Stripling’s homer troubles flare up again in SF Giants’ loss to D-backs
The San Francisco Giants built an early lead with home runs from Michael Conforto and Joc Pederson, while LaMonte Wade Jr., J.D. Davis and Casey Schmitt all continued their hot hitting, but it wasn’t enough to beat the Diamondbacks for a second straight game.
Another rough outing from Ross Stripling sent San Francisco (17-21) to a 7-5 loss.
The home run ball continued to haunt Stripling on Friday.
Handed a 3-0 lead to start the second inning, after a clean first from John Brebbia as the opener, Stripling allowed two home runs that quickly erased the advantage. It was all too familiar of a feeling for Stripling, who has now allowed 10 homers in his first eight outings in a Giants uniform.
Tagged for four runs on five hits over 3⅓ innings, Stripling’s ERA increased to 7.22. In 28⅔ innings this season, he has allowed only two fewer home runs than he did in 134⅓ innings in 2022 and, with two more walks Friday, is nearly halfway to his walk total from last season.
While left-hander Alex Wood was activated from the injured list before the game, manager Gabe Kapler opted to go with Stripling after Brebbia and later stuck with the right-handed approach, turning to Jakob Junis after Stripling.
It wasn’t until the seventh inning, trailing 6-4, that Kapler turned to Wood, who made his first relief appearance since 2020.
Returning from a three-week absence caused by a hamstring strain after only one rehab start, Wood allowed the Diamondbacks to push across an insurance run on four hits and a walk. Working with a limited pitch count Friday, Wood is expected to assume his normal slot in the starting rotation going forward, which should allow Stripling to work through his homer problems out of the bullpen.
The second home run surrendered by Stripling came off the bat of a familiar face.
Evan Longoria was all smiles as he returned to high fives in the D-backs dugout in the third inning. On the eighth pitch of his at-bat, Stripling fired an inside fastball, and Longoria turned on it, twisting a high-arcing shot around the left-field foul pole. The home run, which put the D-backs up 4-3, was Longoria’s fifth of the season and his first hit against his former club.
Rookie Dominic Fletcher, Arizona’s No. 9 hitter, was responsible for four of the D-backs’ other runs with a three-hit performance. After Stripling allowed the first two batters he faced to reach base, Fletcher sent a 2-1 slider over the center field wall for his first major-league home run, tying the score at 3. He drove in two more against Junis with a bases-clearing double in the sixth.
With two swings from Longoria and Fletcher, the Diamondbacks erased the 3-0 lead the Giants built with two long balls of their own.
Wade extended his on-base streak to a career-best 18 games with three hits, including a leadoff single in the first inning.
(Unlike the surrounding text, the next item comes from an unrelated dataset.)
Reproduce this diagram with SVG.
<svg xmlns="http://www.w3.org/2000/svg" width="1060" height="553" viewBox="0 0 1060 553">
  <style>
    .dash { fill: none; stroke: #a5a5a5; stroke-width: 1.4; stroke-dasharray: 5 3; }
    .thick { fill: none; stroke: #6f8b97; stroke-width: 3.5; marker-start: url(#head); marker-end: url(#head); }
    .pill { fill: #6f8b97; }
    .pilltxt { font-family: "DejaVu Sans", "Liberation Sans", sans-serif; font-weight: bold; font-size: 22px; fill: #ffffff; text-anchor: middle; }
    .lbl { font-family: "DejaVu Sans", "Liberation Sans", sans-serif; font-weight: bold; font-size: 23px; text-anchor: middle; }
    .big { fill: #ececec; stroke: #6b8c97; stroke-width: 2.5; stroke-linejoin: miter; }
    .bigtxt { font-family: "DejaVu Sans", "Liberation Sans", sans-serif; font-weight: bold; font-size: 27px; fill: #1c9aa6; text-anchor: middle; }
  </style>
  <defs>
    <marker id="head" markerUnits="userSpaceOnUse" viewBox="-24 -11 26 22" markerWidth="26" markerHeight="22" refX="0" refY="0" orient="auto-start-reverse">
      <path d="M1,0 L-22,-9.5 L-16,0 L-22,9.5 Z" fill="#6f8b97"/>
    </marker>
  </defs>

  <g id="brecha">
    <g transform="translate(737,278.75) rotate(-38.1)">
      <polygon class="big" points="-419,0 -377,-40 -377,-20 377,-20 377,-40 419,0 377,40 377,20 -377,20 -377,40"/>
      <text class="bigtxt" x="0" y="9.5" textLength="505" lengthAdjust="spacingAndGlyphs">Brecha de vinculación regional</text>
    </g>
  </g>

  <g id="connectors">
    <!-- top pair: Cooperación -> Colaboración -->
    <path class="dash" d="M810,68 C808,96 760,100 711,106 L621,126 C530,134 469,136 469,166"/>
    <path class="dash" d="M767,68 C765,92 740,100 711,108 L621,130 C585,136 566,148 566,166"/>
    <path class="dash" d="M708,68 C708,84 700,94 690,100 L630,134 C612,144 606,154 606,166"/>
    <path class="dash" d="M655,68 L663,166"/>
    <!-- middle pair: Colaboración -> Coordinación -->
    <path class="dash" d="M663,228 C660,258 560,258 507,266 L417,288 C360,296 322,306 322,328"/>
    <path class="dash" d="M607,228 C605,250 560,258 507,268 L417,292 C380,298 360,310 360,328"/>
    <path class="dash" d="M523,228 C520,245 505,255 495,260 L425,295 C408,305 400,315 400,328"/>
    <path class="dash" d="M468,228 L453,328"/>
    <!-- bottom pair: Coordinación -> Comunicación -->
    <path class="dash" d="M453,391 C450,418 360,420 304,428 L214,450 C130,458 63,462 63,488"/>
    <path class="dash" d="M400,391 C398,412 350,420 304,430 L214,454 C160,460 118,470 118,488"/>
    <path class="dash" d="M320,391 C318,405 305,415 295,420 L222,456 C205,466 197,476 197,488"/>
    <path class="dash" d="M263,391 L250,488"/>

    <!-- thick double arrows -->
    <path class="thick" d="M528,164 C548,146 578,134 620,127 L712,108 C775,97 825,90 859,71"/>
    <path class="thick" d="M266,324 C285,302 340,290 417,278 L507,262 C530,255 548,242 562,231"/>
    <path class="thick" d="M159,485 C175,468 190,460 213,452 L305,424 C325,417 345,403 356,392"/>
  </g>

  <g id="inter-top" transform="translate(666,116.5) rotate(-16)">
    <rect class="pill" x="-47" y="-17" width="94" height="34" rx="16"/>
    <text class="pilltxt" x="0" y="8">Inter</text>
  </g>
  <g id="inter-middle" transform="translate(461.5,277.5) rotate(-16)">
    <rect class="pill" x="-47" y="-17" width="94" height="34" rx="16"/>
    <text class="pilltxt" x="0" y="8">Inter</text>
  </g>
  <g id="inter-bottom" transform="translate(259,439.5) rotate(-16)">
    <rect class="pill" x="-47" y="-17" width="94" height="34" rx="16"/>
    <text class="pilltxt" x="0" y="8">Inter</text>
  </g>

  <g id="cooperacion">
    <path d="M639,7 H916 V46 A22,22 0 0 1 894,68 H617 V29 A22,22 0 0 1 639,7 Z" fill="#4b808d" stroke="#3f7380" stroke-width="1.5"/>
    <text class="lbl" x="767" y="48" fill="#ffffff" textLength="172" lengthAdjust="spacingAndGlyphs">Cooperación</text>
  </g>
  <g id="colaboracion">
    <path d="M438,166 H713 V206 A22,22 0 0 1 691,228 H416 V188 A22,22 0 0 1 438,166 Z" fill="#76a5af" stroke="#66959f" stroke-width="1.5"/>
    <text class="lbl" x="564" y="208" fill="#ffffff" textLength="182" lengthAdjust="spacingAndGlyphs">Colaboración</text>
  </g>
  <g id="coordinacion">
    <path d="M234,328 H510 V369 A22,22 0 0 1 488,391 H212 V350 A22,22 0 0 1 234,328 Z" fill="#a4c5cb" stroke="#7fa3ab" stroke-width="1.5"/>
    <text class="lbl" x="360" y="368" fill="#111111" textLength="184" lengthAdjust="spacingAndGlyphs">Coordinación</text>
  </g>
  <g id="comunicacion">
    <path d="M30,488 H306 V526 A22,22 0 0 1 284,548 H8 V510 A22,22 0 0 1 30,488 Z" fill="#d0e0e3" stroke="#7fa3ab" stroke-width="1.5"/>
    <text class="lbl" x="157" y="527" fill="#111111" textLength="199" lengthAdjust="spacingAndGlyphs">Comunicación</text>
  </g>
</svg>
Pederson quickly brought Wade home and put the Giants up 2-0 with his fifth home run of the season, a 112-mph rocket into the right field seats.
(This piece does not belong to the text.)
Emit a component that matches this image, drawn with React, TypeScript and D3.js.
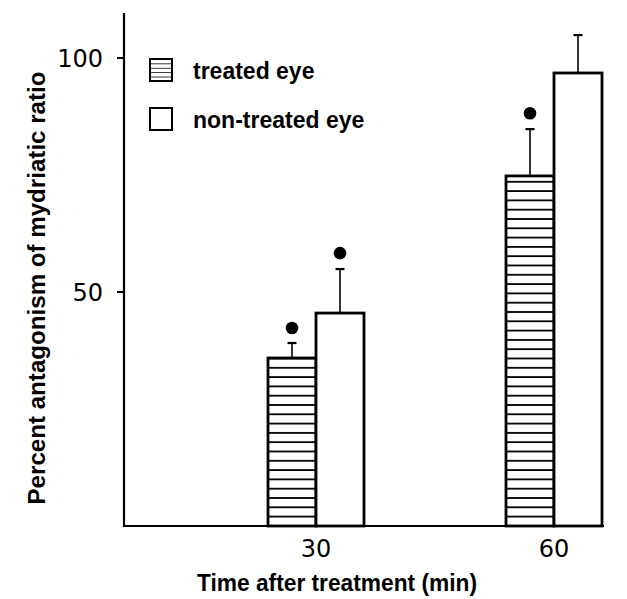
import React from "react";
import * as d3 from "d3";

const categories = ["30", "60"];
const seriesNames = ["treated eye", "non-treated eye"];
const treatedMean = [35.9, 74.8];
const treatedErr = [39.1, 84.8];
const nonTreatedMean = [45.5, 96.8];
const nonTreatedErr = [54.9, 104.9];
const treatedStar = [42.3, 88.2];
const nonTreatedStar = [58.3, null];
const yTicks = [50, 100];
const xTitle = "Time after treatment (min)";
const yTitle = "Percent antagonism of mydriatic ratio";

const W = 627;
const H = 599;

export default function App() {
  const y = d3.scaleLinear().domain([0, 100]).range([526, 58]);
  const x = d3.scalePoint<string>().domain(categories).range([316, 554]);
  const axisX = 124;
  const axisRight = 604;
  const bw = 48;
  const font = "'Liberation Sans', Arial, sans-serif";
  const numFont = "'DejaVu Sans', sans-serif";

  const series = [
    { name: seriesNames[0], mean: treatedMean, err: treatedErr, star: treatedStar, hatched: true, offset: -1 },
    { name: seriesNames[1], mean: nonTreatedMean, err: nonTreatedErr, star: nonTreatedStar, hatched: false, offset: 0 },
  ];

  return (
    <svg width={W} height={H} style={{ display: "block", position: "absolute", left: 0, top: 0 }}>
      <defs>
        <pattern id="hatch" patternUnits="userSpaceOnUse" width={8} height={9.3} y={526 - 8.5}>
          <rect width={8} height={9.3} fill="white" />
          <line x1={0} x2={8} y1={8.5} y2={8.5} stroke="black" strokeWidth={2} />
        </pattern>
        <pattern id="hatchSmall" patternUnits="userSpaceOnUse" width={8} height={4.4} y={59}>
          <rect width={8} height={4.4} fill="white" />
          <line x1={0} x2={8} y1={0} y2={0} stroke="black" strokeWidth={1.6} />
        </pattern>
      </defs>
      <rect width={W} height={H} fill="white" />

      {series.map((s) =>
        categories.map((c, i) => {
          const left = (x(c) as number) + s.offset * bw;
          const cx = left + bw / 2;
          const top = y(s.mean[i]);
          const errTop = y(s.err[i]);
          const star = s.star[i];
          return (
            <g key={s.name + c}>
              <line x1={cx} x2={cx} y1={top} y2={errTop} stroke="black" strokeWidth={1.6} />
              <line x1={cx - 4.5} x2={cx + 4.5} y1={errTop} y2={errTop} stroke="black" strokeWidth={2.2} />
              <rect
                x={left}
                y={top}
                width={bw}
                height={y(0) - top}
                fill={s.hatched ? "url(#hatch)" : "white"}
                stroke="black"
                strokeWidth={2.8}
              />
              {star != null && <circle cx={cx} cy={y(star)} r={6.3} fill="black" />}
            </g>
          );
        })
      )}

      <line x1={axisX} x2={axisX} y1={y(0) + 1} y2={y(109.6)} stroke="black" strokeWidth={2.2} />
      <line x1={axisX - 1} x2={axisRight} y1={y(0)} y2={y(0)} stroke="black" strokeWidth={2.2} />
      {yTicks.map((t) => (
        <g key={t}>
          <line x1={axisX - 7} x2={axisX} y1={y(t)} y2={y(t)} stroke="black" strokeWidth={2} />
          <text x={103} y={y(t) + 8.5} textAnchor="end" fontFamily={numFont} fontSize={24} fill="black">
            {t}
          </text>
        </g>
      ))}
      {categories.map((c) => (
        <text key={c} x={x(c) as number} y={556.5} textAnchor="middle" fontFamily={numFont} fontSize={24} fill="black">
          {c}
        </text>
      ))}

      <text x={337} y={591} textAnchor="middle" fontFamily={font} fontWeight="bold" fontSize={23} textLength={280} lengthAdjust="spacingAndGlyphs" fill="black">
        {xTitle}
      </text>
      <text
        transform={`translate(45, 288) rotate(-90)`}
        textAnchor="middle"
        fontFamily={font}
        fontWeight="bold"
        fontSize={23}
        textLength={433}
        lengthAdjust="spacingAndGlyphs"
        fill="black"
      >
        {yTitle}
      </text>

      <rect x={150} y={59} width={22} height={22} fill="url(#hatchSmall)" stroke="black" strokeWidth={2} />
      <text x={193} y={79} fontFamily={font} fontWeight="bold" fontSize={23} fill="black">
        {seriesNames[0]}
      </text>
      <rect x={150} y={108} width={22} height={22} fill="white" stroke="black" strokeWidth={2} />
      <text x={193} y={128} fontFamily={font} fontWeight="bold" fontSize={23} fill="black">
        {seriesNames[1]}
      </text>
    </svg>
  );
}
Conforto, stuck in a season-long slump, extended the lead to 3-0 with a solo shot to center on the 12th pitch of his at-bat in the third. After snapping a 17-game homerless drought on Wednesday, Conforto slugged his second homer in three games. The $36 million free agent signing, however, is still batting .173 and has only one extra-base hit besides his six home runs.
Part of a two-hit effort, raising his average to .302, Davis drove home Wade for a second time with a line drive up the middle in the fifth, tying the score at 4.
Trailing 7-4 in the eighth, the Giants threatened but only pushed across one run. Rookie Casey Schmitt hit safely for the fourth consecutive game to begin his career, ripping a double into right field that drove home Joc Pederson. But with Schmitt representing the tying run on second base with one out, pinch-hitter Wilmer Flores grounded out and Bryce Johnson went down swinging.